Dataset extract =
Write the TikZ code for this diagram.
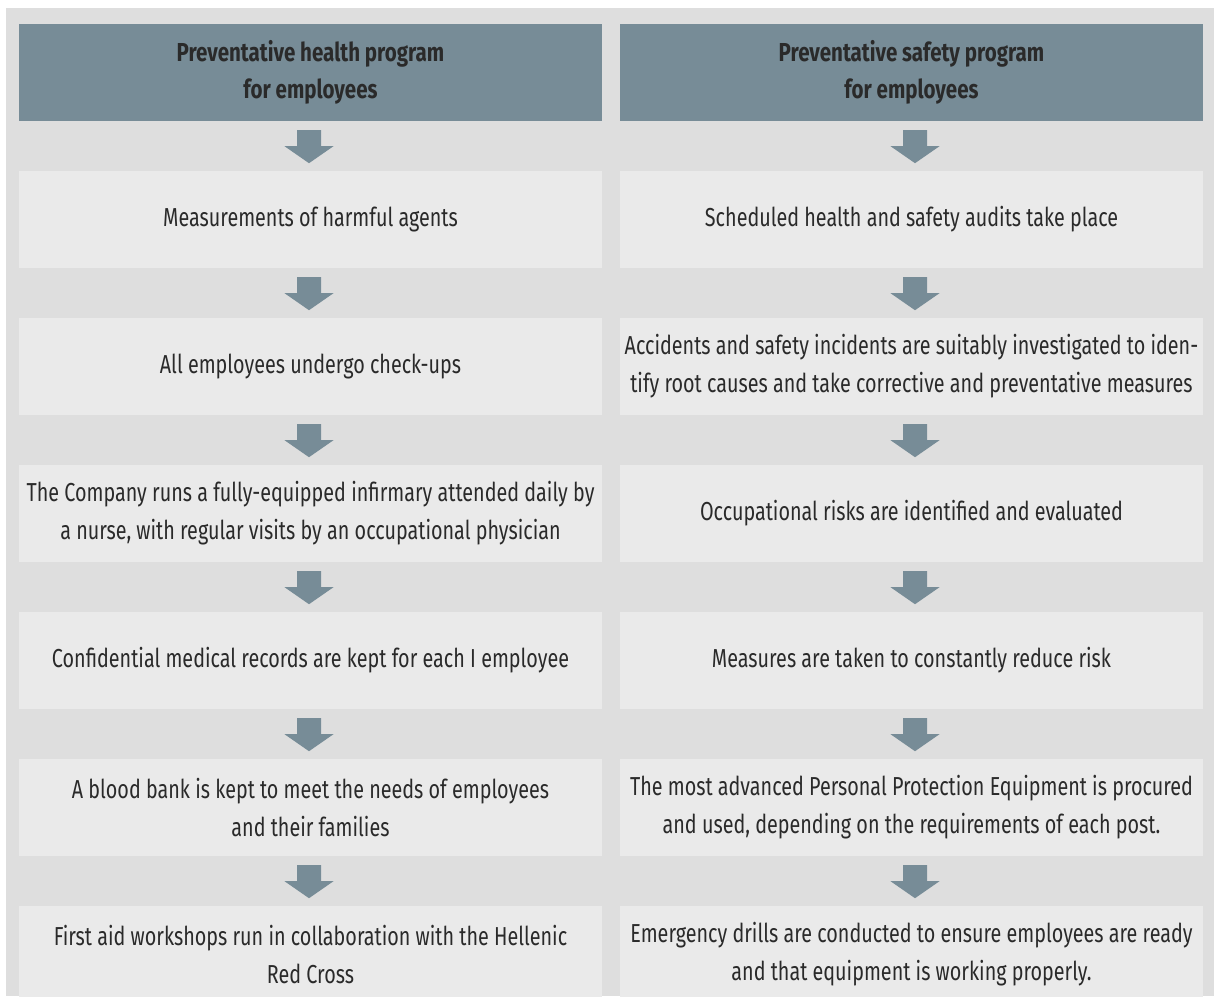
\documentclass[tikz,border=0pt]{standalone}
\usepackage{fontspec}
\setmainfont[FakeStretch=0.76,BoldFeatures={FakeStretch=0.79}]{Fira Sans}
\usetikzlibrary{calc}
\definecolor{bgc}{HTML}{DEDEDE}
\definecolor{boxc}{HTML}{EAEAEA}
\definecolor{headc}{HTML}{778C97}
\definecolor{txt}{HTML}{2A2A2A}
\tikzset{
  stepbox/.style={fill=boxc, minimum width=583pt, minimum height=97pt, inner sep=0pt,
    align=center, text=txt, font=\fontsize{26}{38}\selectfont},
  headbox/.style={stepbox, fill=headc, font=\fontsize{26}{37}\selectfont\bfseries},
  downarr/.pic={\fill[headc] (-12,0) -- (12,0) -- (12,16) -- (24.5,16) -- (0,33) -- (-24.5,16) -- (-12,16) -- cycle;}
}
\begin{document}
\begin{tikzpicture}[x=1pt,y=-1pt]
\useasboundingbox (0,0) rectangle (1214,996);
\fill[bgc] (6,8) rectangle (1214,996);
% left column
\node[headbox] (h1) at (310.5,72.5) {Preventative health program\\for employees};
\node[stepbox] (a1) at (310.5,219.5) {Measurements of harmful agents};
\node[stepbox] (a2) at (310.5,366.5) {All employees undergo check-ups};
\node[stepbox] (a3) at (310.5,513.5) {The Company runs a fully-equipped infirmary attended daily by\\a nurse, with regular visits by an occupational physician};
\node[stepbox] (a4) at (310.5,660.5) {Confidential medical records are kept for each I employee};
\node[stepbox] (a5) at (310.5,807.5) {A blood bank is kept to meet the needs of employees\\and their families};
\node[stepbox] (a6) at (310.5,954.5) {First aid workshops run in collaboration with the Hellenic\\Red Cross};
% right column
\node[headbox] (h2) at (911.5,72.5) {Preventative safety program\\for employees};
\node[stepbox] (b1) at (911.5,219.5) {Scheduled health and safety audits take place};
\node[stepbox] (b2) at (911.5,366.5) {Accidents and safety incidents are suitably investigated to iden-\\tify root causes and take corrective and preventative measures};
\node[stepbox] (b3) at (911.5,513.5) {Occupational risks are identified and evaluated};
\node[stepbox] (b4) at (911.5,660.5) {Measures are taken to constantly reduce risk};
\node[stepbox] (b5) at (911.5,807.5) {The most advanced Personal Protection Equipment is procured\\and used, depending on the requirements of each post.};
\node[stepbox] (b6) at (911.5,954.5) {Emergency drills are conducted to ensure employees are ready\\and that equipment is working properly.};
% arrows
\foreach \n in {h1,a1,a2,a3,a4,a5}{\pic at ($(\n.south)+(-1.5,9)$) {downarr};}
\foreach \n in {h2,b1,b2,b3,b4,b5}{\pic at ($(\n.south)+(3.5,9)$) {downarr};}
\end{tikzpicture}
\end{document}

Task statement = Copy out all of the data word for word. Do not carry over any picture.

The output =
Write the TikZ code for this diagram.
\documentclass[tikz,border=0pt]{standalone}
\usepackage{fontspec}
\setmainfont[FakeStretch=0.76,BoldFeatures={FakeStretch=0.79}]{Fira Sans}
\usetikzlibrary{calc}
\definecolor{bgc}{HTML}{DEDEDE}
\definecolor{boxc}{HTML}{EAEAEA}
\definecolor{headc}{HTML}{778C97}
\definecolor{txt}{HTML}{2A2A2A}
\tikzset{
  stepbox/.style={fill=boxc, minimum width=583pt, minimum height=97pt, inner sep=0pt,
    align=center, text=txt, font=\fontsize{26}{38}\selectfont},
  headbox/.style={stepbox, fill=headc, font=\fontsize{26}{37}\selectfont\bfseries},
  downarr/.pic={\fill[headc] (-12,0) -- (12,0) -- (12,16) -- (24.5,16) -- (0,33) -- (-24.5,16) -- (-12,16) -- cycle;}
}
\begin{document}
\begin{tikzpicture}[x=1pt,y=-1pt]
\useasboundingbox (0,0) rectangle (1214,996);
\fill[bgc] (6,8) rectangle (1214,996);
% left column
\node[headbox] (h1) at (310.5,72.5) {Preventative health program\\for employees};
\node[stepbox] (a1) at (310.5,219.5) {Measurements of harmful agents};
\node[stepbox] (a2) at (310.5,366.5) {All employees undergo check-ups};
\node[stepbox] (a3) at (310.5,513.5) {The Company runs a fully-equipped infirmary attended daily by\\a nurse, with regular visits by an occupational physician};
\node[stepbox] (a4) at (310.5,660.5) {Confidential medical records are kept for each I employee};
\node[stepbox] (a5) at (310.5,807.5) {A blood bank is kept to meet the needs of employees\\and their families};
\node[stepbox] (a6) at (310.5,954.5) {First aid workshops run in collaboration with the Hellenic\\Red Cross};
% right column
\node[headbox] (h2) at (911.5,72.5) {Preventative safety program\\for employees};
\node[stepbox] (b1) at (911.5,219.5) {Scheduled health and safety audits take place};
\node[stepbox] (b2) at (911.5,366.5) {Accidents and safety incidents are suitably investigated to iden-\\tify root causes and take corrective and preventative measures};
\node[stepbox] (b3) at (911.5,513.5) {Occupational risks are identified and evaluated};
\node[stepbox] (b4) at (911.5,660.5) {Measures are taken to constantly reduce risk};
\node[stepbox] (b5) at (911.5,807.5) {The most advanced Personal Protection Equipment is procured\\and used, depending on the requirements of each post.};
\node[stepbox] (b6) at (911.5,954.5) {Emergency drills are conducted to ensure employees are ready\\and that equipment is working properly.};
% arrows
\foreach \n in {h1,a1,a2,a3,a4,a5}{\pic at ($(\n.south)+(-1.5,9)$) {downarr};}
\foreach \n in {h2,b1,b2,b3,b4,b5}{\pic at ($(\n.south)+(3.5,9)$) {downarr};}
\end{tikzpicture}
\end{document}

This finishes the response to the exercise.